The home belonged to the Nickels family from about the turn of the 20th century. First, Laurance Nickels' widowed mother, Beulah, raised her family there, then Laurance and his family lived there in the 1950s. They raised their two sons in the house and lived there for more than 50 years.
Once deemed one of the most important historical structures in Anamosa, the house sat empty and neglected for a number of years before Robert and Robyn Cummings bought it as a rental property. The cost of repairing and upgrading the house became prohibitive.
The Jones County Historical Preservation Commission and Jennifer Price, an architectural historian at Price Preservation Research, Iowa City, toured the building in 2013, hoping to find evidence to make it eligible for preservation funding.
While property records dated it to 1880, Price found evidence that the building was much older, including the notched and fitted rough-sawn timbers that made up the frame of the house.
It was determined, however, that enough deterioration had set in to keep it from being salvaged. Unable to find anyone to invest in the house, Robyn Cummings sold it to developer Randy Caspers, who told the Anamosa Journal-Eureka, 'When you went inside it, you knew immediately that it was not savable. Renovators had destroyed the integrity, and age had destroyed the support system.”
The house, which had stood for more than a century and a half, was demolished on April 30, 2014. A new house was erected on the property.

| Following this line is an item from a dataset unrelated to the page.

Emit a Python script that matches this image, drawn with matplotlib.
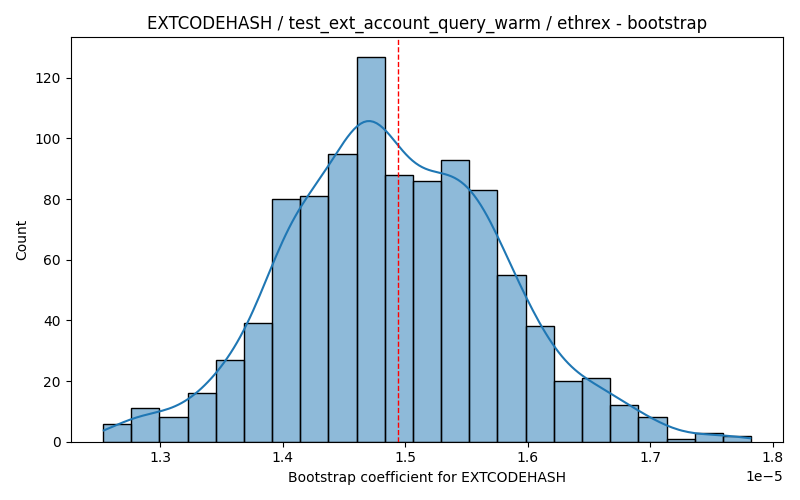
import matplotlib
matplotlib.use("Agg")
import matplotlib.pyplot as plt
import numpy as np
import seaborn as sns

# bootstrap histogram (23 bins)
bin_lo = 1.2535e-5
bin_hi = 1.7825e-5
counts = [6, 11, 8, 16, 27, 39, 80, 81, 95, 127, 88, 86,
          93, 83, 55, 38, 20, 21, 12, 8, 1, 3, 2]
point_estimate = 1.494e-5

opcode = "EXTCODEHASH"
test_name = "test_ext_account_query_warm"
client = "ethrex"

edges = np.linspace(bin_lo, bin_hi, len(counts) + 1)
centers = (edges[:-1] + edges[1:]) / 2
# one value per bootstrap draw, placed at its bin centre
samples = np.repeat(centers, counts)

fig, ax = plt.subplots(figsize=(8, 5), dpi=100)
sns.histplot(x=samples, bins=len(counts), binrange=(bin_lo, bin_hi),
             kde=True, kde_kws={"cut": 0.5}, ax=ax, edgecolor="black")
ax.axvline(point_estimate, color="red", linestyle="--", linewidth=1)

ax.set_title(f"{opcode} / {test_name} / {client} - bootstrap")
ax.set_xlabel(f"Bootstrap coefficient for {opcode}")
ax.set_ylabel("Count")

plt.tight_layout()
fig.savefig("out.png")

The granite boulder with its inscription sits in approximately the same spot where the D.A.R. placed it in 1929.
Becky Dirkshaugsted/Anamosa Journal-Eureka The Gideon Ford home, once known as the Wapsipinicon Inn, was in poor condition in 2013. It was demolished in 2014.
A 1937 Gazette clipping shows the old Ford tavern where the Indian maiden Anamosa stayed with her parents in 1823, and the marker placed near the home by the Daughters of the American Revolution in 1929.